Un derby, il vero derby della seconda divisione… Sì, è vero, quest’anno ci sono anche Vibonese e Lamezia, ma la storia richiama da un’altra parte, la storia richiama se stessa e la rivalità che la caratterizza, la storia ci parla di Catanzaro-Cosenza.
La partita dell’anno in Calabria, finalmente riproposta da uno strano scherzo delle vicende calcistiche.
Due destini che non smettono di incrociarsi, alternandosi sul bizzarro ottovolante delle serie professionistiche.
Già ospiti della B varie volte e, per quanto riguarda il Catanzaro, anche protagonisti di gloriosi anni in A, adesso si incontrano in quella che siamo abituati a conoscere come C2 e che hanno detto debba chiamarsi seconda divisione.
I giallorossi e i rossoblu arrivano al match da primi attori, inseguendosi in campionato; la fiamma della rivalità fintamente sopita allora non può che riaccendersi all’improvviso, come un vulcano che creduto spento si ridesti e voglia regalare un grande spettacolo.

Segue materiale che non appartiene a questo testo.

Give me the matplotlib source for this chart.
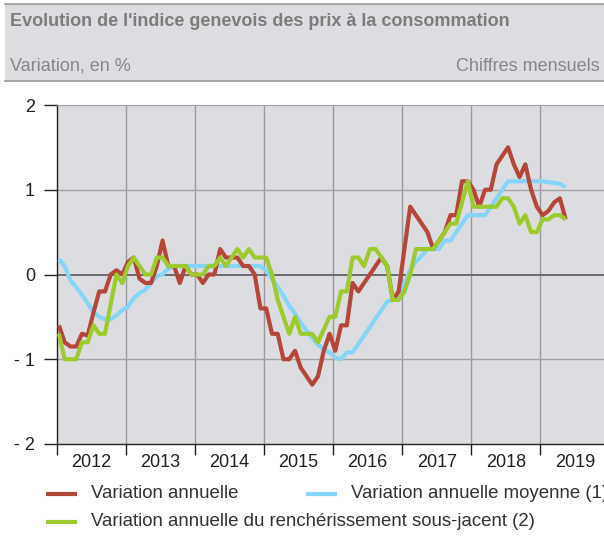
import numpy as np
import matplotlib.pyplot as plt
from matplotlib.lines import Line2D
from matplotlib.patches import Rectangle
from matplotlib.ticker import FixedLocator, NullFormatter

plt.rcParams['font.family'] = ['Liberation Sans', 'DejaVu Sans']

# Monthly values, Jan 2012 - May 2019 (in %)
annual = [
    -0.6, -0.8, -0.85, -0.85, -0.7, -0.72, -0.45, -0.2, -0.2, 0.0, 0.05, 0.0,   # 2012
    0.15, 0.2, -0.05, -0.1, -0.1, 0.1, 0.4, 0.1, 0.1, -0.1, 0.1, 0.0,            # 2013
    0.0, -0.1, 0.0, 0.0, 0.3, 0.2, 0.2, 0.2, 0.1, 0.1, 0.0, -0.4,               # 2014
    -0.4, -0.7, -0.7, -1.0, -1.0, -0.9, -1.1, -1.2, -1.3, -1.2, -0.9, -0.7,     # 2015
    -0.9, -0.6, -0.6, -0.1, -0.2, -0.1, 0.0, 0.1, 0.2, 0.1, -0.3, -0.2,         # 2016
    0.3, 0.8, 0.7, 0.6, 0.5, 0.3, 0.4, 0.5, 0.7, 0.7, 1.1, 1.1,                 # 2017
    1.0, 0.8, 1.0, 1.0, 1.3, 1.4, 1.5, 1.3, 1.15, 1.3, 1.0, 0.8,                # 2018
    0.7, 0.75, 0.85, 0.9, 0.65,                                                 # 2019
]
annual_mean = [
    0.18, 0.1, -0.07, -0.15, -0.24, -0.34, -0.44, -0.5, -0.53, -0.53, -0.48, -0.42,
    -0.38, -0.28, -0.22, -0.18, -0.1, -0.02, 0.0, 0.07, 0.1, 0.1, 0.1, 0.1,
    0.1, 0.1, 0.1, 0.1, 0.1, 0.1, 0.1, 0.1, 0.1, 0.1, 0.1, 0.1,
    0.05, -0.05, -0.15, -0.25, -0.37, -0.46, -0.57, -0.66, -0.75, -0.83, -0.88, -0.92,
    -0.98, -1.0, -0.92, -0.92, -0.82, -0.72, -0.62, -0.52, -0.42, -0.32, -0.3, -0.22,
    -0.1, 0.05, 0.15, 0.22, 0.3, 0.3, 0.3, 0.4, 0.4, 0.5, 0.6, 0.7,
    0.7, 0.7, 0.7, 0.8, 0.9, 1.0, 1.1, 1.1, 1.1, 1.1, 1.1, 1.1,
    1.1, 1.09, 1.08, 1.07, 1.03,
]
core = [
    -0.7, -1.0, -1.0, -1.0, -0.8, -0.8, -0.6, -0.7, -0.7, -0.35, 0.0, -0.1,
    0.1, 0.2, 0.1, 0.0, 0.0, 0.2, 0.2, 0.1, 0.1, 0.1, 0.1, 0.0,
    0.0, 0.0, 0.1, 0.1, 0.2, 0.1, 0.2, 0.3, 0.2, 0.3, 0.2, 0.2,
    0.2, 0.0, -0.3, -0.5, -0.7, -0.5, -0.7, -0.7, -0.7, -0.8, -0.65, -0.5,
    -0.5, -0.2, -0.2, 0.2, 0.2, 0.1, 0.3, 0.3, 0.2, 0.1, -0.3, -0.3,
    -0.2, 0.0, 0.3, 0.3, 0.3, 0.3, 0.4, 0.5, 0.6, 0.6, 0.85, 1.1,
    0.8, 0.8, 0.8, 0.8, 0.8, 0.9, 0.9, 0.8, 0.6, 0.7, 0.5, 0.5,
    0.65, 0.65, 0.7, 0.7, 0.65,
]
years = [2012, 2013, 2014, 2015, 2016, 2017, 2018, 2019]
y_ticks = [-2, -1, 0, 1, 2]
y_labels = ['- 2', '- 1', '0', '1', '2']

labels = ['Variation annuelle',
          'Variation annuelle moyenne (1)',
          'Variation annuelle du renchérissement sous-jacent (2)']
colors = {'red': '#b5473a', 'blue': '#84d5f7', 'green': '#9dcb2d'}
bg = '#dcdde0'
W, H = 604, 538

# month index -> decimal year
x = years[0] + (np.arange(len(annual)) + 0.4) / 12

fig = plt.figure(figsize=(W / 100, H / 100), dpi=100)

# header band
fig.patches.append(Rectangle((5 / W, 1 - 81 / H), 1, 77 / H, transform=fig.transFigure,
                             facecolor=bg, edgecolor='none', zorder=0))
for yy in (4, 81):
    fig.add_artist(Line2D([5 / W, 1], [1 - yy / H] * 2, color='#9c9c9c', lw=1.2))
fig.text(10 / W, 1 - 21 / H, "Evolution de l'indice genevois des prix à la consommation",
         fontsize=13, fontweight='bold', color='#7c7c7c', va='center')
fig.text(10 / W, 1 - 66 / H, 'Variation, en %', fontsize=13, color='#878787', va='center')
fig.text(600 / W, 1 - 66 / H, 'Chiffres mensuels', fontsize=13, color='#878787',
         va='center', ha='right')

# plot area
ax = fig.add_axes([56.6 / W, 94 / H, 552.8 / W, 339 / H])
ax.set_facecolor(bg)
ax.set_xlim(years[0], years[-1] + 1)
ax.set_ylim(-2, 2)

for yr in years[1:]:
    ax.axvline(yr, color='#9a9a9a', lw=1, zorder=1)
for yv in (-1, 1):
    ax.axhline(yv, color='#a3a3a3', lw=1, zorder=1)
ax.axhline(0, color='#6b6b6b', lw=1.4, zorder=1)

ax.plot(x, annual_mean, color=colors['blue'], lw=3, zorder=3, solid_capstyle='butt')
ax.plot(x, annual, color=colors['red'], lw=3, zorder=4, solid_capstyle='butt')
ax.plot(x, core, color=colors['green'], lw=3, zorder=5, solid_capstyle='butt')

for side in ('left', 'bottom'):
    ax.spines[side].set_color('#222222')
    ax.spines[side].set_linewidth(1)
ax.spines['top'].set_color('#a3a3a3')
ax.spines['right'].set_visible(False)

ax.set_yticks(y_ticks)
ax.set_yticklabels(y_labels)
ax.tick_params(axis='y', direction='out', length=9.5, width=1, pad=6,
               labelsize=13, color='#222222', labelcolor='#222222')

ax.xaxis.set_major_locator(FixedLocator(years + [years[-1] + 1]))
ax.xaxis.set_major_formatter(NullFormatter())
ax.xaxis.set_minor_locator(FixedLocator([yr + 0.5 for yr in years]))
ax.set_xticklabels([str(yr) for yr in years], minor=True)
ax.tick_params(axis='x', which='major', direction='out', length=8, width=1, color='#222222')
ax.tick_params(axis='x', which='minor', length=0, pad=7, labelsize=13, labelcolor='#222222')

# legend drawn by hand (two rows)
legend_items = [(46, 494, colors['red'], labels[0]),
                (306, 494, colors['blue'], labels[1]),
                (46, 522, colors['green'], labels[2])]
for x0, y0, c, lab in legend_items:
    fig.add_artist(Line2D([x0 / W, (x0 + 31) / W], [1 - y0 / H] * 2, color=c, lw=3,
                          solid_capstyle='butt'))
    fig.text((x0 + 45) / W, 1 - y0 / H, lab, fontsize=13.4, color='#333333', va='center')

fig.savefig('out.png', dpi=100)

Vogliono lo spettacolo tutti coloro che proprio non riescono a digerire quei cento chilometri di distanza, vogliono lo spettacoli due popoli di uno stesso popolo, così uguali da essere diversi in tutto.
Dal modo di parlare, aspirato a Piazza Matteotti e più cantilenante a Piazza dei Bruzi, fino al modo di affrontare la vita, più ironico quello catanzarese e più sfrontato quello cosentino.
Due città rivali in tutto, cosi abituate a battibeccare sulla propria supremazia da dimenticare quella che è in effetti la città più grande della Calabria, quella che adesso ha la squadra più forte: Reggio Calabria, lasciata sullo stretto, fuori dal match.
La partita in verità è equilibrata e non ricchissima di occasioni, il Catanzaro gioca meglio nel primo tempo e il Cosenza cresce nel secondo, ma resta la sensazione di una grande sfida attesa e solo per questo bella.
Il calcio riesce a regalare sensazioni magiche anche quando poi si smentisce da solo, perché non è solo gesto, è anche attesa frenetica, litigate con la moglie che vuole uscire, è punzecchiare un amico che sai amico, ma è pur sempre della squadra rivale.
È la soddisfazione di dire che hai vinto, anche se non hai vinto tu personalmente, hanno vinto 11 persone in braghe, ma guardando gli amici della squadra avversaria dici: “Abbiamo vinto noi!”.
Certe volte mi chiedo cosa spinga a stare così tanto appresso a un pallone preso a calci da ventidue persone moderate da un omino che si erge a giudice.
La risposta non tarda ad arrivare: è emozione.